Bu tür etik ve nesnel olmayan göndermeler, çoğunlukla sevgi ve sempati barındırmazlar. Birbirine kılıcını çekmiş cellat gibi, sürekli bir azar ve paylama barındırırlar içlerinde. Bir olguyu, kişiliği, olayı yargılamaktan empati kurmaya, anlamaya, sevmeye zaman bulamazlar. Bunlar eleştiri değil, önyargıların yarattığı hezeyanlardır.
Oysa eleştirel düşünce, felsefe tarihinin doğurtmacı filozofu üstat Sokrates’e uzanan süreçte ‘insan davranışlarına felsefe aracılığıyla rehberlik eden’ kavramsal kimliği geliştirilerek günümüze ulaşan, metodolojisi olan düşünce biçimidir.

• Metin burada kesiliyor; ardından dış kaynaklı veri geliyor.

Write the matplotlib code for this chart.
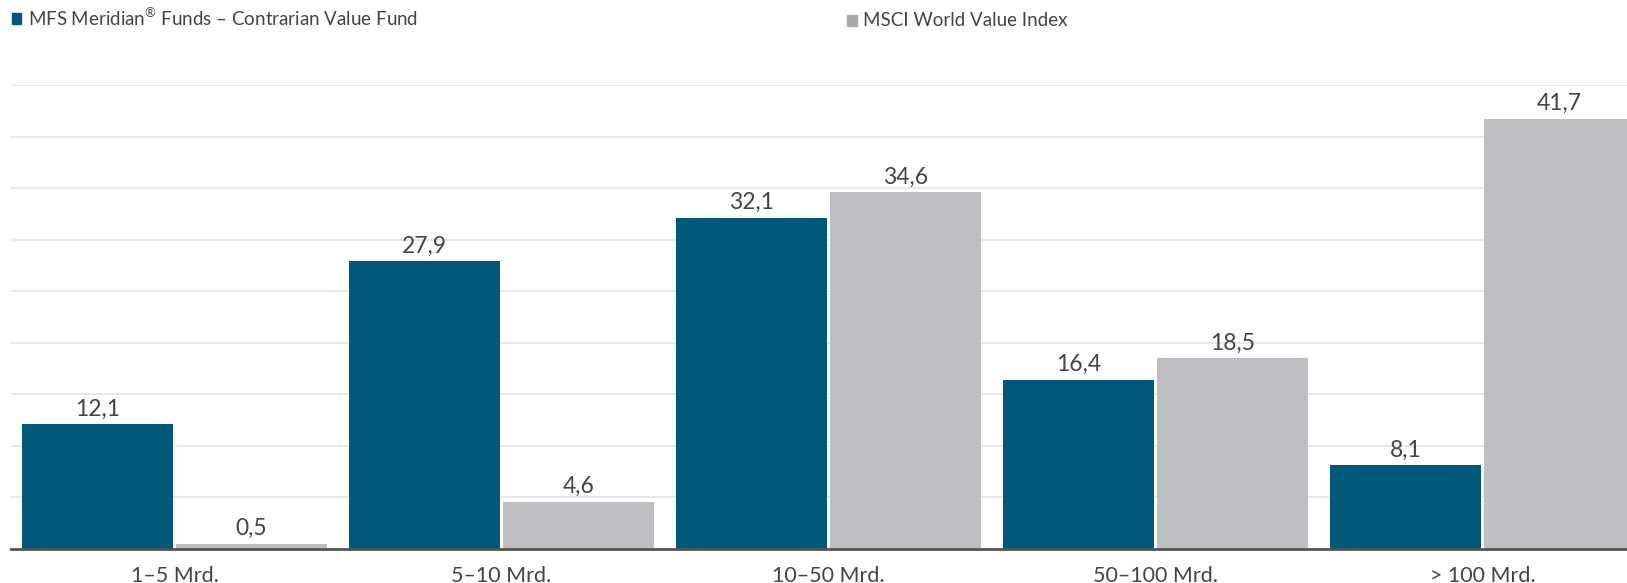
import matplotlib
matplotlib.use("Agg")
import matplotlib.pyplot as plt
import matplotlib.patches as mpatches
import numpy as np

# data
categories = ["1–5 Mrd.", "5–10 Mrd.", "10–50 Mrd.", "50–100 Mrd.", "> 100 Mrd."]
fund_values = [12.1, 27.9, 32.1, 16.4, 8.1]
index_values = [0.5, 4.6, 34.6, 18.5, 41.7]
fund_name = "MFS Meridian$^{®}$ Funds – Contrarian Value Fund"
index_name = "MSCI World Value Index"

blue = "#00587a"
grey = "#bebfc3"
text_col = "#444444"

plt.rcParams["font.family"] = ["Lato", "DejaVu Sans"]
plt.rcParams["mathtext.fontset"] = "custom"
plt.rcParams["mathtext.rm"] = "Lato"

fig = plt.figure(figsize=(16.27, 5.83), dpi=100)
W, H = 1627, 583
ax = fig.add_axes([11 / W, (H - 549) / H, (W - 11) / W, (549 - 85) / H])

x = np.arange(len(categories))
bw = 0.46
off = 0.236
b1 = ax.bar(x - off, fund_values, bw, color=blue, zorder=3)
b2 = ax.bar(x + off, index_values, bw, color=grey, zorder=3)

for bars, vals in ((b1, fund_values), (b2, index_values)):
    for r, v in zip(bars, vals):
        ax.annotate(f"{v:.1f}".replace(".", ","),
                    (r.get_x() + r.get_width() / 2, v),
                    xytext=(0, 3.5), textcoords="offset points",
                    ha="center", va="bottom", fontsize=16.5, color=text_col,
                    clip_on=False)

ax.set_xlim(-0.5, (W - 11) / 327 - 0.5)
ax.set_ylim(0, 45)
ax.set_yticks(np.arange(5, 46, 5))
ax.yaxis.grid(True, color="#e6e6e6", linewidth=1.3, zorder=0)
ax.tick_params(axis="y", left=False, labelleft=False)
ax.set_xticks(x)
ax.set_xticklabels(categories, fontsize=15.5, color=text_col)
ax.tick_params(axis="x", length=0, pad=12)
for s in ("top", "right", "left"):
    ax.spines[s].set_visible(False)
ax.spines["bottom"].set_color("#555555")
ax.spines["bottom"].set_linewidth(2)
ax.spines["bottom"].set_zorder(4)

# legend drawn by hand across the top
fig.patches.append(mpatches.Rectangle((12 / W, 1 - 24 / H), 9 / W, 11 / H,
                                      color=blue, transform=fig.transFigure))
fig.text(28 / W, 1 - 18 / H, fund_name, fontsize=13.5, color=text_col, va="center")
fig.patches.append(mpatches.Rectangle((847 / W, 1 - 26 / H), 10 / W, 11 / H,
                                      color="#a8a9ad", transform=fig.transFigure))
fig.text(863 / W, 1 - 20 / H, index_name, fontsize=13.5, color=text_col, va="center")

fig.savefig("out.png", dpi=100)
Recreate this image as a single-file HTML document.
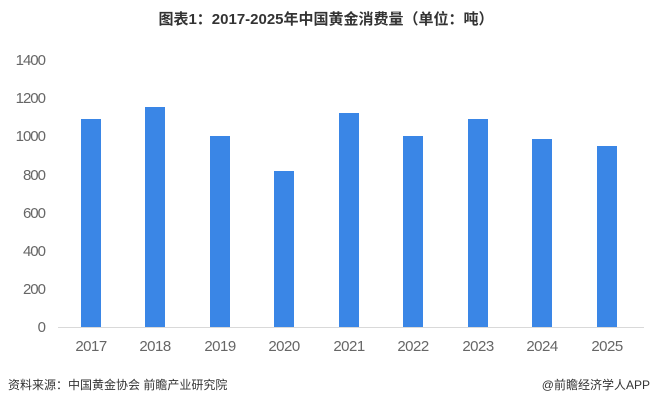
<!DOCTYPE html>
<html><head><meta charset="utf-8"><style>
body{margin:0;width:652px;height:407px;background:#fff;overflow:hidden;font-family:"Liberation Sans","Noto Sans CJK SC",sans-serif}
</style></head><body>
<svg width="652" height="407" xmlns="http://www.w3.org/2000/svg" font-family="Liberation Sans, Noto Sans CJK SC, sans-serif">
<text x="326" y="24" text-anchor="middle" font-size="15" font-weight="bold" fill="#333">图表1：2017-2025年中国黄金消费量（单位：吨）</text>
<g font-size="15" fill="#666" text-anchor="end" letter-spacing="-1">
<text x="45" y="332">0</text><text x="45" y="294">200</text><text x="45" y="256">400</text><text x="45" y="218">600</text><text x="45" y="180">800</text><text x="45" y="141">1000</text><text x="45" y="103">1200</text><text x="45" y="65">1400</text>
</g>
<line x1="58" y1="327.5" x2="644" y2="327.5" stroke="#d9d9d9"/>
<g fill="#3a86e6">
<rect x="81" y="119" width="20" height="208"/>
<rect x="145" y="107" width="20" height="220"/>
<rect x="210" y="136" width="20" height="191"/>
<rect x="274" y="171" width="20" height="156"/>
<rect x="339" y="113" width="20" height="214"/>
<rect x="403" y="136" width="20" height="191"/>
<rect x="468" y="119" width="20" height="208"/>
<rect x="532" y="139" width="20" height="188"/>
<rect x="597" y="146" width="20" height="181"/>
</g>
<g font-size="15" fill="#666" text-anchor="middle" letter-spacing="-0.5">
<text x="91" y="351">2017</text><text x="155" y="351">2018</text><text x="220" y="351">2019</text><text x="284" y="351">2020</text><text x="349" y="351">2021</text><text x="413" y="351">2022</text><text x="478" y="351">2023</text><text x="542" y="351">2024</text><text x="607" y="351">2025</text>
</g>
<text x="8" y="389" font-size="12" fill="#333">资料来源：中国黄金协会  前瞻产业研究院</text>
<text x="650" y="389" font-size="12" fill="#333" text-anchor="end">@前瞻经济学人APP</text>
</svg>
</body></html>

Birileri eğer yanılgılarından, yanlışlarından aklı sorumlu tutup, yok sayıp aşağılıyorsa, kabahat kesinlikle akılda değildir. anlayışa sormamız gereken; kof görsel bilgiyi bir buyruğa dönüştüren eleştirel akıl mıdır? Yerel zamanın sarmalında dönen zekâ, kendisini yel değirmeninde öğütürken, eleştirel aklın yüceliği; gidenlerin bıraktığı miras ile yeni gelenlerin ürettiklerinden beslenen sonsuz bir süreç yaratır!
Tıpkı gerçeklik gibi, sanatın karşısındaki konumlanması da değişkendir insanın!

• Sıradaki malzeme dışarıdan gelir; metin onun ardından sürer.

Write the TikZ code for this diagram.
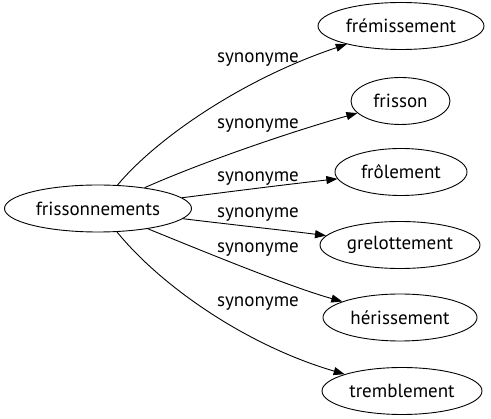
\documentclass[tikz,border=0pt]{standalone}
\usepackage{fontspec}
\setmainfont{PT Sans}
\usetikzlibrary{shapes.geometric,arrows.meta}
\begin{document}
\begin{tikzpicture}[x=1pt,y=-1pt,
  word/.style={ellipse,draw,line width=0.9pt,inner sep=0pt,minimum height=47pt,font=\fontsize{19}{20}\selectfont},
  rel/.style={font=\fontsize{19}{20}\selectfont,inner sep=0pt},
  link/.style={line width=0.9pt,-{Triangle[length=11pt,width=8pt]}}]
\useasboundingbox (0,0) rectangle (491,419);
\node[word,minimum width=187pt] (src) at (98,208.5) {frissonnements};
\node[word,minimum width=166pt] (n1) at (401,26) {frémissement};
\node[word,minimum width=99pt] (n2) at (400.5,101) {frisson};
\node[word,minimum width=132pt] (n3) at (401,172) {frôlement};
\node[word,minimum width=160pt] (n4) at (400,245) {grelottement};
\node[word,minimum width=154pt] (n5) at (400,317.5) {hérissement};
\node[word,minimum width=160pt] (n6) at (402,391) {tremblement};
\node[rel] (l1) at (258,60) {synonyme};
\node[rel] (l2) at (258,126) {synonyme};
\node[rel] (l3) at (258,179) {synonyme};
\node[rel] (l4) at (258,215) {synonyme};
\node[rel] (l5) at (258,250) {synonyme};
\node[rel] (l6) at (258,304) {synonyme};
\draw[link] (src) .. controls (155,140) and (240,80) .. (n1);
\draw[link] (src) .. controls (200,163) and (290,132) .. (n2);
\draw[link] (src) .. controls (235,191) and (290,184) .. (n3);
\draw[link] (src) .. controls (235,225) and (290,231) .. (n4);
\draw[link] (src) .. controls (200,250) and (290,287) .. (n5);
\draw[link] (src) .. controls (160,285) and (245,345) .. (n6);
\end{tikzpicture}
\end{document}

Bir şeyin öznesi mi yoksa nesnesi mi olduğunu anlaması, kendi dışında başka bir varlığı bağlıdır. Bu bağ bize evrenin; yaşamı sanatın süzgecinde elemeyi becerecek zarif ruhlara ihtiyacı olduğunu gösterir!
Aklın, evrenin sınırlarını aşan bir dili vardır ki; o da eleştiridir!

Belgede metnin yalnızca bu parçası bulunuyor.